------ PROVIDED ENTRIES

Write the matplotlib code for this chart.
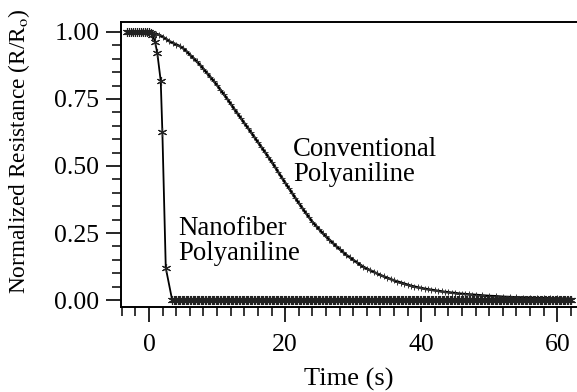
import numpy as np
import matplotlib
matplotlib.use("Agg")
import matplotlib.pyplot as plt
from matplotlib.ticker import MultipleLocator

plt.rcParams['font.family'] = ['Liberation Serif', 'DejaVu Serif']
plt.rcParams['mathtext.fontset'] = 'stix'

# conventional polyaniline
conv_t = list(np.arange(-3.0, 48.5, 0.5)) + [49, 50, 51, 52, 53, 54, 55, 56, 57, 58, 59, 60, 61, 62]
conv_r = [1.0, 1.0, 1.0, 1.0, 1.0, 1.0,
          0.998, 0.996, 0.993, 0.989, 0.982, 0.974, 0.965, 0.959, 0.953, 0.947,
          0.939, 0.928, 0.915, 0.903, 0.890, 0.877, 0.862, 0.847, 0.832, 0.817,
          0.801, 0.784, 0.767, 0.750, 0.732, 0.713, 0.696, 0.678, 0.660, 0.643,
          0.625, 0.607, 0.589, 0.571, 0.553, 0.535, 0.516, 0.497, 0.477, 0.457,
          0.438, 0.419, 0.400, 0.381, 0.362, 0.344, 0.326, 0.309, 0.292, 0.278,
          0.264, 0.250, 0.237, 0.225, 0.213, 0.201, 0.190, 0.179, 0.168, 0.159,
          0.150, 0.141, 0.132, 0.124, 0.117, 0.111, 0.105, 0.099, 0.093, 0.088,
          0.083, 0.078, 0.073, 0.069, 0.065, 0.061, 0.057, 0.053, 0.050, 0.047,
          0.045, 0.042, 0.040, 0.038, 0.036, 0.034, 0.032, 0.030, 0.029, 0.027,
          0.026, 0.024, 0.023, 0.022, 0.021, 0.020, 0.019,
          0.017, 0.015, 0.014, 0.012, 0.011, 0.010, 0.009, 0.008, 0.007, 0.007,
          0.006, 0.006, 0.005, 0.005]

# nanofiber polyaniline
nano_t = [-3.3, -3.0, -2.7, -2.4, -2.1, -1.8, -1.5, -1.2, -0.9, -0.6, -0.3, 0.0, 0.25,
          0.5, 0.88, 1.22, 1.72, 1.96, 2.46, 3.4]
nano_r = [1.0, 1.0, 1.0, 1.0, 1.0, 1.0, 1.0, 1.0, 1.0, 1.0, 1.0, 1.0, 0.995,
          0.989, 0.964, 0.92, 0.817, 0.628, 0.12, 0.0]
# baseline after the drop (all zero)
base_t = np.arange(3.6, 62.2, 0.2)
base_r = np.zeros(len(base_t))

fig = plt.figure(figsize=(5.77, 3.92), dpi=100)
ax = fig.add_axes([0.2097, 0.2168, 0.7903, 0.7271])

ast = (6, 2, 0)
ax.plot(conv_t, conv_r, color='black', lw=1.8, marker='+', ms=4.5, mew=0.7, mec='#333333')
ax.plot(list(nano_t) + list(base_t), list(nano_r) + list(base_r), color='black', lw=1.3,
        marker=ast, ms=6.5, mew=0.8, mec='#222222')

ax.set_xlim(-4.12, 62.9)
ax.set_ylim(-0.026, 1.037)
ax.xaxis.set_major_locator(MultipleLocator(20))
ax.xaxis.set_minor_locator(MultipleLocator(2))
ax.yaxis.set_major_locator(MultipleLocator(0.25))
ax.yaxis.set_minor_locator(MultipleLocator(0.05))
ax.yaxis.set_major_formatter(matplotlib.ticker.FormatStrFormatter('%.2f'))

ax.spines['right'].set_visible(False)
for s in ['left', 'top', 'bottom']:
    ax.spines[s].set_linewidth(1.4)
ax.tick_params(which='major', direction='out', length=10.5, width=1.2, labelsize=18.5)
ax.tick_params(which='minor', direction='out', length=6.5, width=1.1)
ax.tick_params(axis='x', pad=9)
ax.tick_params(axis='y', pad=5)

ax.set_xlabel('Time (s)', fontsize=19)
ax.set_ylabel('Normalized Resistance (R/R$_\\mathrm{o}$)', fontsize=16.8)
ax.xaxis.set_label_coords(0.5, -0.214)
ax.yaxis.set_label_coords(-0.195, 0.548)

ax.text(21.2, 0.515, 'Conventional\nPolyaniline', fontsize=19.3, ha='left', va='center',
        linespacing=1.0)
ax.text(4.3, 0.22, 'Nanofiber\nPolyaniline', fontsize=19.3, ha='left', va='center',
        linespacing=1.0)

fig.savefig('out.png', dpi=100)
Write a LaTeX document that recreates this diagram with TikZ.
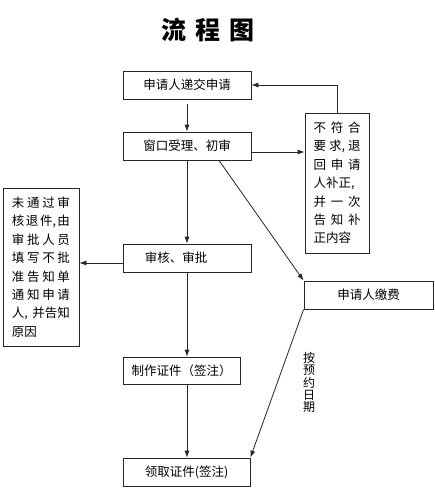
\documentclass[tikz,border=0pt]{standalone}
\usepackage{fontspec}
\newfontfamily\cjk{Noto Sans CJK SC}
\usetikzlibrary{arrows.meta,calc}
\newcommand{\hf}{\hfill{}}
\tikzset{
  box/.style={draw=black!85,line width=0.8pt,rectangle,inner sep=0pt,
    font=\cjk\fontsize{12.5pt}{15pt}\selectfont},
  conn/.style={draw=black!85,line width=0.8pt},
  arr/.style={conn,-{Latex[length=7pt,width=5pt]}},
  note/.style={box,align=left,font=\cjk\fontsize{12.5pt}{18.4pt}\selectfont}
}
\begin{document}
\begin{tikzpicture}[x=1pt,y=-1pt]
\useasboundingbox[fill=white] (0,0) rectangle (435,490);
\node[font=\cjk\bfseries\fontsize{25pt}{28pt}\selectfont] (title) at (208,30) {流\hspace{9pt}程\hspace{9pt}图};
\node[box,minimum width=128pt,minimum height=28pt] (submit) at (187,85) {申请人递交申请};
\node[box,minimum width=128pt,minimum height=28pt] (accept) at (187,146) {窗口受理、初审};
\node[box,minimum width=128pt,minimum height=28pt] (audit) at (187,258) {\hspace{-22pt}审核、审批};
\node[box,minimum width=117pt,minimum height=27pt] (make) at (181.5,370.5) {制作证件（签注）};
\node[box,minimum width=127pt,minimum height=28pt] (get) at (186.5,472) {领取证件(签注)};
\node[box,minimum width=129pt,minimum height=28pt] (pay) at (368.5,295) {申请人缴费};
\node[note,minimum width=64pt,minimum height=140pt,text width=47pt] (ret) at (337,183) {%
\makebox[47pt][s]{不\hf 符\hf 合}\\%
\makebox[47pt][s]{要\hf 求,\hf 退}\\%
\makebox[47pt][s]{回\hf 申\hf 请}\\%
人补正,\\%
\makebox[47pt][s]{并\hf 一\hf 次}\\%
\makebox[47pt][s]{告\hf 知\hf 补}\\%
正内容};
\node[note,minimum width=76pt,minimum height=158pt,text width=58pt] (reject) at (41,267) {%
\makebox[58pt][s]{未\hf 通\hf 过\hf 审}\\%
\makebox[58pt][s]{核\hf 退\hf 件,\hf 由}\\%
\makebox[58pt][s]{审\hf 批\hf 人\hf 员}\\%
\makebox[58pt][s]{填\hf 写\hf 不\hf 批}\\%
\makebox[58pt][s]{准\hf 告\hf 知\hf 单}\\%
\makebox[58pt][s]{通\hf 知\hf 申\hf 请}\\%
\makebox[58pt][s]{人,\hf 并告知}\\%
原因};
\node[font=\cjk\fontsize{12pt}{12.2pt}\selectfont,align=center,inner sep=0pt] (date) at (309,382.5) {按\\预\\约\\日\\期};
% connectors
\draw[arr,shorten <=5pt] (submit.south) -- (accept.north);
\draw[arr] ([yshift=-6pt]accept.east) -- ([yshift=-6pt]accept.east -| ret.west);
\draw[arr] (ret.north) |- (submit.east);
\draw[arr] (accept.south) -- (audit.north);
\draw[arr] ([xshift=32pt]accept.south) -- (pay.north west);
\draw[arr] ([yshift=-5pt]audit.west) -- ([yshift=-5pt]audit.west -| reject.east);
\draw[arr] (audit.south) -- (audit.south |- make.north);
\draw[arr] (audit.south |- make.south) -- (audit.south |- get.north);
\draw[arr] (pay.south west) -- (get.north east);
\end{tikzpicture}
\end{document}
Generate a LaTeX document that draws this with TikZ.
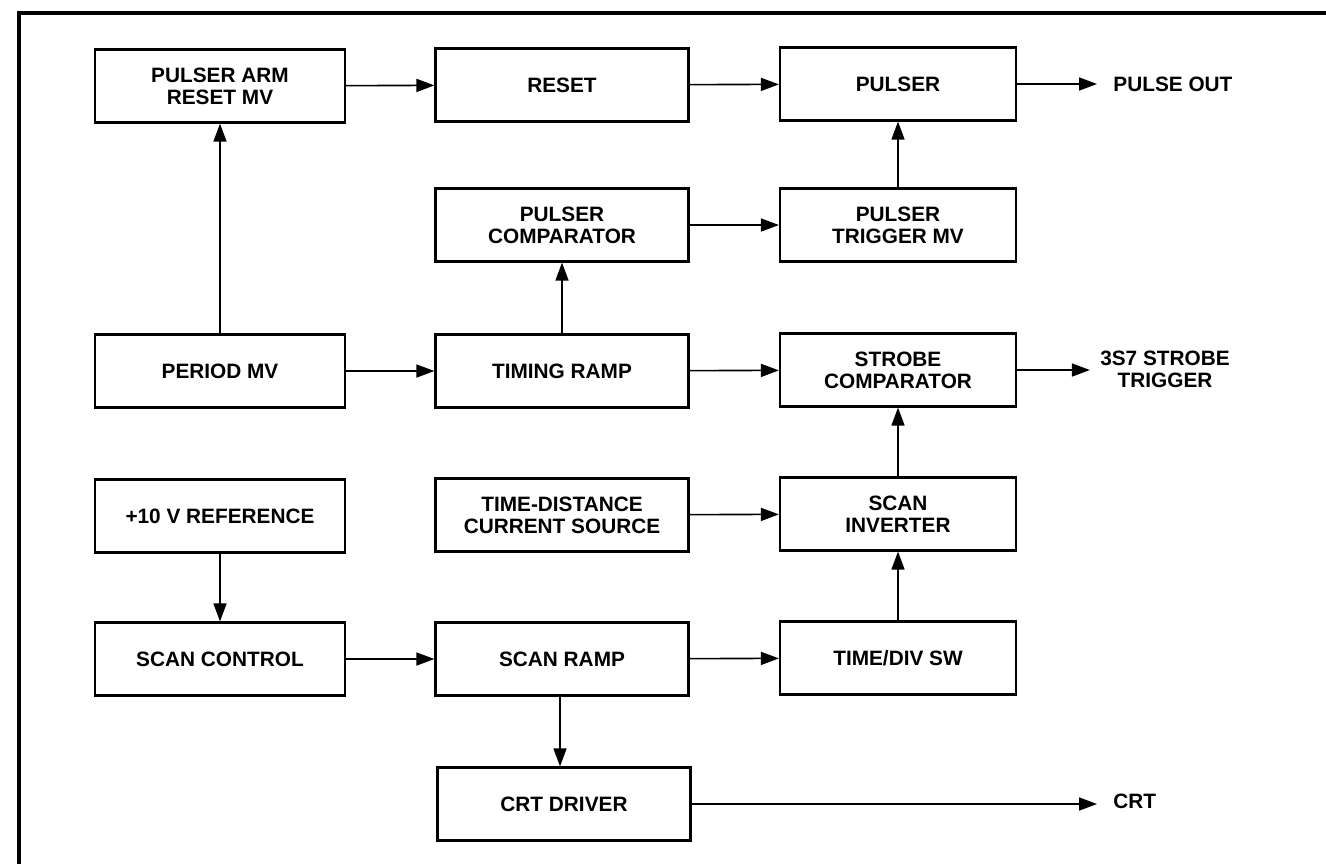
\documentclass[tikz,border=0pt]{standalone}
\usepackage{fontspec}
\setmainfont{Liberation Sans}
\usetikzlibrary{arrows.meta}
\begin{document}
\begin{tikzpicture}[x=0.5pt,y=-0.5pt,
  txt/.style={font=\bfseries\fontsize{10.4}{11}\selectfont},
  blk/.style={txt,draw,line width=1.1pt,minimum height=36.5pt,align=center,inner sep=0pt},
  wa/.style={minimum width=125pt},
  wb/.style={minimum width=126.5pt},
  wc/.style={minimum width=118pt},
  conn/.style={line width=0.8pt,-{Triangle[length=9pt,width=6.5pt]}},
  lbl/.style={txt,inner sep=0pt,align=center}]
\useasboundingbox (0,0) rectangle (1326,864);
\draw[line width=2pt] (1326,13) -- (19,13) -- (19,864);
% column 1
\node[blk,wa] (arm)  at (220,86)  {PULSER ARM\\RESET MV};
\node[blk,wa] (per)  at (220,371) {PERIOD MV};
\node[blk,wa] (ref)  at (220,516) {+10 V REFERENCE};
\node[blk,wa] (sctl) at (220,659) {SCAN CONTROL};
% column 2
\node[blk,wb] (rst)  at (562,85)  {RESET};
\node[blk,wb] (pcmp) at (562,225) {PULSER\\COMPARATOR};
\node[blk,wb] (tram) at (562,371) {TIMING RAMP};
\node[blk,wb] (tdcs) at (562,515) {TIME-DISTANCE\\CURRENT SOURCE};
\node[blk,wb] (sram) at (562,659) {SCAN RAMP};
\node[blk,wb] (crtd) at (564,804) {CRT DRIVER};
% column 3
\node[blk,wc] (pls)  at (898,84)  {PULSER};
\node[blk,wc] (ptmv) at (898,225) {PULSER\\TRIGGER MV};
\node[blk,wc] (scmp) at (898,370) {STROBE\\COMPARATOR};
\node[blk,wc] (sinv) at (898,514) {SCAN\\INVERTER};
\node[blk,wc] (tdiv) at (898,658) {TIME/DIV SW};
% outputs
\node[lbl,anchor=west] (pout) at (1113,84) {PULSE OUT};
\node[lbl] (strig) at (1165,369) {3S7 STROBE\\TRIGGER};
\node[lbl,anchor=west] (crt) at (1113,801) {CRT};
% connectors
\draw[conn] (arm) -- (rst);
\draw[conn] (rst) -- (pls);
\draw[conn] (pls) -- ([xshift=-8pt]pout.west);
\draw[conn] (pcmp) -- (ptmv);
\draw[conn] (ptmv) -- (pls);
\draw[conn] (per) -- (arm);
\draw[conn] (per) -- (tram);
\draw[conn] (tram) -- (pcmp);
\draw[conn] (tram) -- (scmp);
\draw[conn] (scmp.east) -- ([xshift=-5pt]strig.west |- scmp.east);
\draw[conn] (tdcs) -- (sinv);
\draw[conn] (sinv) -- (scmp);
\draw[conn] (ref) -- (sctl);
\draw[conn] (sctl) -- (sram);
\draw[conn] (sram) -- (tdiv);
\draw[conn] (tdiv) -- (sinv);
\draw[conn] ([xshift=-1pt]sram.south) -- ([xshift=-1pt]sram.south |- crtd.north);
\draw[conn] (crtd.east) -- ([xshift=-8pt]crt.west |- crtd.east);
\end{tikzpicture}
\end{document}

------------

Write down every line from the opening of the listing to the line with "plt.rcParams['mathtext.fontset'] = 'stix'", both included, and nothing else; the pictures are omitted.

Write the matplotlib code for this chart.
import numpy as np
import matplotlib
matplotlib.use("Agg")
import matplotlib.pyplot as plt
from matplotlib.ticker import MultipleLocator

plt.rcParams['font.family'] = ['Liberation Serif', 'DejaVu Serif']
plt.rcParams['mathtext.fontset'] = 'stix'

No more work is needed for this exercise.